(90.)

To render the expansive action of steam intelligible, let A B ( fig. 28.) represent a cylinder whose area we will suppose, for the sake of illustration, to be a square foot, and whose length, A B, shall also be a foot. If steam of a pressure equal to the atmosphere be supplied to this cylinder, it will exert a pressure of about one ton on the piston; and if such steam be uniformly supplied from the boiler, the piston will be moved from A to B with the force of one ton, and that motion will be uniform if the piston be opposed throughout the same space by a resistance equal to a ton. When the piston has arrived at B, let us suppose that the further supply of steam from the boiler is stopped by closing the upper steam valve, and let us also suppose the cylinder to be continued downwards so that B C shall be equal to A B, and suppose that B C has been previously in communication with the condenser, and is therefore a vacuum. The piston at B will then be urged with a force of one ton downwards, and as it descends the steam above it will be diffused through an increased volume, and will consequently acquire a diminished pressure. We shall, for the present, assume that this diminution of pressure follows the law of elastic fluids in general; that it will be decreased in the same proportion as the volume of the steam is augmented. While the piston, therefore, moves from B downwards it will be urged by a continually decreasing force. Let us suppose, that by some expedient, it is also subject to a continually decreasing resistance, and that this resistance decreases in the same proportion as the force which urges the piston. In that case the motion of the piston would continue uniform. When the piston would arrive at P′, the middle of the second cylinder, then the space occupied by the steam being increased in the proportion of 2 to 3, the pressure on the piston would be diminished in the proportion of 3 to 2, and the pressure at B being one ton, it would be two-thirds of a ton at P′. In like manner when the piston would arrive at C, the space occupied by the steam being double that which [Pg162] it occupied when the piston was at B, the pressure of the steam would be half its pressure at B, and therefore at the termination of the stroke, the pressure on the piston would be half a ton.
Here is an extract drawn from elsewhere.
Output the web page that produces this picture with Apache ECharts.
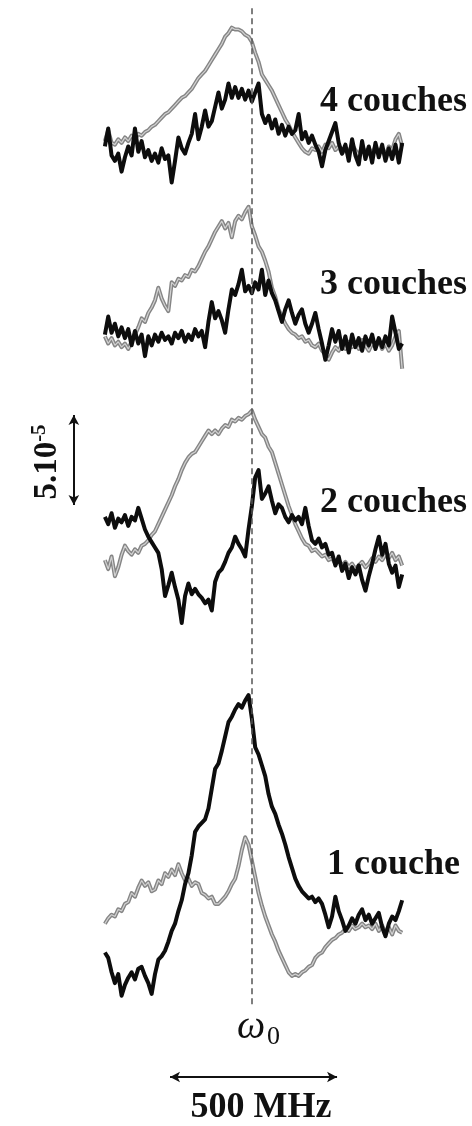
<!DOCTYPE html>
<html>
<head>
<meta charset="utf-8">
<script src="https://cdn.jsdelivr.net/npm/echarts@6/dist/echarts.min.js"></script>
<style>
html,body{margin:0;padding:0;background:#fff;}
#chart{width:472px;height:1126px;}
</style>
</head>
<body>
<div id="chart"></div>
<script>
// Frequency detuning relative to omega0 (MHz)
const freqMHz = [-440,-430,-420,-410,-400,-390,-380,-370,-360,-350,
  -340,-330,-320,-310,-300,-290,-280,-270,-260,-250,
  -240,-230,-220,-210,-200,-190,-180,-170,-160,-150,
  -140,-130,-120,-110,-100,-90,-80,-70,-60,-50,
  -40,-30,-20,-10,0,10,20,30,40,50,
  60,70,80,90,100,110,120,130,140,150,
  160,170,180,190,200,210,220,230,240,250,
  260,270,280,290,300,310,320,330,340,350,
  360,370,380,390,400,410,420,430,440,450];

// Signals in units of 1e-5, relative to each panel's baseline
const gray4 = [0.5,1.1,0.4,0.3,0.6,0.4,0.7,0.5,0.8,0.6,
  0.9,0.8,1.0,1.1,1.3,1.4,1.6,1.8,2.0,2.1,
  2.3,2.5,2.7,2.9,3.0,3.2,3.4,3.7,4.0,4.2,
  4.4,4.7,5.0,5.3,5.6,5.9,6.3,6.5,6.8,6.7,
  6.7,6.6,6.4,6.3,6.0,5.4,4.9,4.2,3.9,3.6,
  3.3,2.9,2.5,2.1,1.7,1.4,1.0,0.7,0.4,0.1,
  -0.1,-0.2,0.1,0.0,0.2,-0.1,0.3,0.1,0.4,0.0,
  0.2,-0.2,0.1,-0.1,0.3,0.0,-0.3,0.2,-0.1,0.1,
  -0.2,0.2,-0.1,0.1,-0.3,0.2,0.0,0.6,0.9,0.2];
const black4 = [0.2,1.2,-0.3,-0.6,-0.2,-1.2,-0.4,0.2,-0.3,1.2,
  -0.1,0.5,-0.4,0.0,-0.6,-0.2,-0.7,0.1,-0.5,-0.3,
  -1.8,-0.6,0.7,0.1,-0.2,0.4,0.9,2.0,0.6,1.3,
  2.2,1.3,1.6,2.4,3.2,2.3,2.8,3.7,2.9,3.5,
  2.9,3.4,2.8,3.3,2.7,3.2,3.7,2.0,1.5,1.9,
  1.2,1.7,0.9,1.4,0.8,1.3,0.9,1.1,2.0,0.6,
  1.0,0.4,0.8,0.3,-0.1,-0.9,0.0,0.5,1.0,1.5,
  0.4,-0.2,0.3,-0.6,0.6,-0.3,-0.8,0.5,-0.5,0.2,
  -0.7,0.4,-0.4,0.3,-0.6,0.1,-0.5,0.3,-0.7,0.4];
const gray3 = [0.2,-0.2,0.1,-0.3,-0.1,-0.4,-0.2,-0.5,-0.1,0.3,
  0.7,1.2,1.0,1.5,1.8,2.2,2.9,2.3,1.9,1.6,
  3.2,3.0,3.4,3.3,3.6,3.5,3.9,3.8,4.1,4.5,
  4.9,5.2,5.6,6.0,6.3,6.6,6.2,6.5,5.7,6.6,
  6.9,6.7,7.1,7.4,6.3,5.8,5.2,4.9,4.4,3.8,
  2.9,2.4,1.7,1.3,0.9,0.6,0.4,0.3,0.1,0.2,
  -0.1,0.0,-0.3,-0.4,-0.2,-0.6,-0.8,-1.1,-0.7,-0.4,
  -0.6,-0.2,-0.5,-0.1,-0.4,-0.2,-0.5,0.0,-0.3,-0.6,
  -0.2,-0.4,0.0,-0.5,-0.2,-0.6,-0.3,0.2,0.5,-1.6];
const black3 = [0.3,1.3,0.4,0.9,0.2,0.7,0.1,0.6,-0.3,0.5,
  -0.2,0.3,-0.9,0.2,-0.3,0.3,-0.1,0.4,0.0,0.2,
  -0.2,0.4,0.1,0.5,-0.1,0.3,0.0,0.6,0.2,0.5,
  -0.4,1.0,2.1,1.2,1.6,1.1,0.4,1.7,2.8,2.5,
  3.1,3.9,2.7,3.0,2.6,3.2,2.8,3.9,2.5,3.3,
  2.6,2.2,1.6,1.0,1.7,2.2,1.5,0.9,1.4,1.7,
  0.9,0.4,0.9,1.5,0.6,-0.2,-1.1,-0.3,0.6,-0.1,
  0.5,-0.5,0.2,-0.7,0.3,-0.4,0.1,-0.6,0.2,-0.3,
  0.3,-0.5,0.1,-0.4,0.2,-0.3,1.3,0.4,-0.5,-0.2];
const gray2 = [0.0,-0.5,0.2,-0.9,-0.4,0.3,0.8,0.5,0.3,0.6,
  0.4,0.8,0.9,1.1,1.4,1.6,2.0,2.4,2.8,3.2,
  3.6,4.1,4.5,5.0,5.4,5.7,5.9,6.0,6.3,6.6,
  6.9,7.2,7.0,7.2,7.0,7.3,7.5,7.4,7.8,7.7,
  7.9,7.8,8.0,8.1,8.3,7.8,7.4,7.0,6.8,6.3,
  6.0,5.4,4.8,4.2,3.6,3.0,2.5,2.0,1.6,1.2,
  0.9,0.8,0.5,0.6,0.4,0.2,0.3,0.0,0.1,-0.2,
  0.0,-0.3,-0.1,-0.4,-0.2,-0.5,-0.3,-0.1,-0.4,-0.2,
  0.1,-0.1,0.2,0.0,0.3,0.1,0.4,0.0,0.2,-0.3];
const black2 = [2.4,2.0,2.6,1.8,2.3,2.1,2.5,1.9,2.4,2.2,
  2.9,2.3,1.7,1.3,1.0,0.7,0.4,-0.5,-2.0,-1.4,
  -0.7,-1.5,-2.2,-3.5,-2.0,-1.3,-1.9,-1.6,-1.9,-2.1,
  -2.4,-2.2,-2.8,-1.2,-0.7,-0.5,-0.1,0.4,0.7,1.3,
  0.9,0.6,0.2,1.7,3.0,4.6,5.0,3.4,3.7,4.1,
  3.3,2.6,3.1,2.9,2.4,2.1,2.5,2.2,2.4,2.0,
  2.9,1.9,1.1,0.9,1.2,0.7,0.9,0.3,0.4,-0.3,
  0.2,-0.6,-0.2,-1.0,-0.4,-0.8,-0.3,-1.1,-1.7,-0.9,
  -0.2,0.6,1.3,0.3,0.9,-0.2,-0.7,-0.3,-1.5,-0.8];
const gray1 = [-0.2,0.1,0.3,0.2,0.6,0.5,0.9,1.0,1.5,1.3,
  1.8,2.2,1.9,2.1,1.6,1.7,2.2,2.0,2.6,2.4,
  2.8,2.5,3.1,2.6,2.2,2.3,1.9,2.1,2.0,1.5,
  1.4,1.2,1.3,0.9,0.9,1.1,1.3,1.6,2.0,2.3,
  3.0,3.9,4.6,4.2,3.3,2.4,1.5,0.8,0.2,-0.3,
  -0.8,-1.2,-1.7,-2.1,-2.5,-2.9,-3.1,-3.0,-3.1,-2.9,
  -2.8,-2.6,-2.5,-2.1,-1.9,-1.8,-1.5,-1.3,-1.1,-1.0,
  -0.8,-0.7,-0.5,-0.6,-0.3,-0.5,-0.4,-0.2,-0.4,-0.3,
  -0.5,-0.2,-0.6,-0.3,-0.7,-0.4,-0.8,-0.3,-0.6,-0.7];
const black1 = [-1.8,-2.1,-2.9,-3.5,-3.0,-4.2,-3.6,-3.2,-2.9,-3.3,
  -2.7,-2.6,-3.1,-3.5,-4.1,-3.0,-2.2,-2.0,-1.7,-1.2,
  -0.6,-0.2,0.5,1.1,2.0,2.6,3.6,4.9,5.2,5.4,
  5.6,6.2,7.3,8.4,8.7,9.4,10.2,11.0,11.3,11.7,
  12.0,11.8,12.2,12.5,11.2,9.6,9.2,8.6,8.0,7.0,
  6.3,5.9,5.3,4.8,4.2,3.5,2.9,2.3,1.9,1.6,
  1.4,1.2,1.3,1.0,1.2,0.9,0.3,-0.4,0.2,1.3,
  0.5,0.0,-0.6,-0.3,0.1,-0.2,0.3,0.6,0.0,0.3,
  -0.2,0.1,0.4,-0.4,-0.9,-0.2,0.2,0.0,0.5,1.1];

// Vertical stacking offsets of the four panels (units of 1e-5)
const panelNames = ['4 couches','3 couches','2 couches','1 couche'];
const panelOffsets = [54.22, 43.67, 31.44, 11.44];
const grayTraces = [gray4, gray3, gray2, gray1];
const blackTraces = [black4, black3, black2, black1];

// Scale bars
const freqBarMHz = [-245, 255];   // 500 MHz
const ampBar = [34.5, 39.5];      // 5e-5

function pts(vals, off){ return freqMHz.map((f,i)=>[f, +(off+vals[i]).toFixed(3)]); }

const series = [];
for (let p=0;p<4;p++){
  series.push({type:'line', data:pts(grayTraces[p],panelOffsets[p]), showSymbol:false, silent:true,
    lineStyle:{color:'#858585', width:4, join:'round'}, z:2});
  series.push({type:'line', data:pts(grayTraces[p],panelOffsets[p]), showSymbol:false, silent:true,
    lineStyle:{color:'#d2d2d2', width:1.2}, z:3});
  series.push({type:'line', data:pts(blackTraces[p],panelOffsets[p]), showSymbol:false, silent:true,
    lineStyle:{color:'#0d0d0d', width:4, join:'round'}, z:4});
}
series.push({type:'line', data:[], silent:true, z:1,
  markLine:{silent:true, symbol:['none','none'], label:{show:false},
    lineStyle:{color:'#555', width:1.5, type:[6,4]},
    data:[[{coord:[0,62.1]},{coord:[0,6.6]}]]}});
series.push({type:'line', data:[], silent:true, z:5,
  markLine:{silent:true, symbol:['arrow','arrow'], symbolSize:[8,10], label:{show:false},
    lineStyle:{color:'#111', width:2, type:'solid'},
    data:[[{coord:[freqBarMHz[0],2.72]},{coord:[freqBarMHz[1],2.72]}],
          [{coord:[-533,ampBar[1]]},{coord:[-533,ampBar[0]]}]]}});

const chart = echarts.init(document.getElementById('chart'), null, {renderer:'canvas'});
const serif = '"Liberation Serif", "DejaVu Serif", serif';
const labelCenters = [102, 285, 503, 865];
const labelLefts = [320, 320, 320, 327];
const graphic = panelNames.map((t,i)=>({type:'text', x:labelLefts[i], y:labelCenters[i],
  style:{text:t, font:'bold 36px '+serif, fill:'#111', verticalAlign:'middle'}}));
graphic.push({type:'text', x:47, y:462, rotation:Math.PI/2,
  style:{text:'{a|5.10}{b|-5}', align:'center', verticalAlign:'middle',
    rich:{a:{font:'bold 33px '+serif, fill:'#111'}, b:{font:'bold 21px '+serif, fill:'#111', padding:[0,0,15,0]}}}});
graphic.push({type:'text', x:237, y:1027, style:{text:'ω', font:'italic 40px '+serif, fill:'#111', verticalAlign:'middle'}});
graphic.push({type:'text', x:267, y:1037, style:{text:'0', font:'26px '+serif, fill:'#111', verticalAlign:'middle'}});
graphic.push({type:'text', x:261, y:1108, style:{text:'500 MHz', font:'bold 36px '+serif, fill:'#111', align:'center', verticalAlign:'middle'}});

chart.setOption({
  animation:false,
  backgroundColor:'#fff',
  grid:{left:0, right:0, top:1, bottom:0},
  xAxis:{type:'value', min:-754, max:659, show:false},
  yAxis:{type:'value', min:0, max:62.5, show:false},
  series:series,
  graphic:graphic
});
</script>
</body>
</html>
If the space from B to C, through which the steam is here supposed to act expansively, be divided into ten equal parts, the pressure on the piston at the moment of passing each of those divisions would be calculated upon the same principle as in the cases now mentioned. After moving through the first division, the volume of the steam would be increased in the proportion of 10 to 11, and therefore its pressure would be diminished in the proportion of 11 to 10. The pressure, therefore, driving the piston at the end of the first of these ten divisions would be 1011ths of a ton. In like manner, its pressure at the second of the divisions would be 1012ths of a ton, and the third 1013ths of a ton; and so on, as indicated in the figure.

Now if the pressure of the steam through each of these divisions were to continue uniform, and, instead of gradually diminishing, to suffer a sudden change in passing from one division to another, then the mechanical effect produced from B to C would be obtained by taking a mean or average of the several pressures throughout each of the ten divisions. In the present case it has been supposed that the force on the piston at B was 2240 pounds. To obtain the pressure in pounds corresponding to each of the successive divisions, it will therefore only be necessary to multiply 2240 by 10, and to divide it successively by 11, 12, 13, &c. The pressures, therefore, in pounds, at each of the ten divisions, will be as follows:—

1st 2036·3
2d  1866·6
3d  1723·1
4th 1600·0
5th 1493·3
6th 1400·0
7th 1317·6
8th 1244·4
9th 1179·0
10th 1120·0

If the mean of these be taken by adding them together [Pg163] and dividing by 10, it will be found to be 1498 pounds. It appears, therefore, that the pressures through each of the ten divisions being supposed to be uniform (which however, strictly, they are not,) the mechanical effect of the steam from B to C would be the same as if it acted uniformly throughout that space upon the piston with a force of about 1500 pounds, being rather less than three-fourths of its whole effect from A to B.

But it is evident that this principle will be equally applicable if the second cylinder had any other proportion to the first. Thus it might be twice the length of the first; and in that case, a further mechanical effect would be obtained from the expansion of the steam.

The more accurate method of calculating the effect of the expansion from B to C, would involve more advanced mathematical principles than could properly be introduced here; but the result of such a computation would be that the actual average effect of the steam from B to C would be equal to a uniform pressure through that space, amounting to one thousand five hundred and forty-five pounds, being greater than the result of the above computation, the difference being due to the expansive action through each of the ten divisions, which was omitted in the above computation.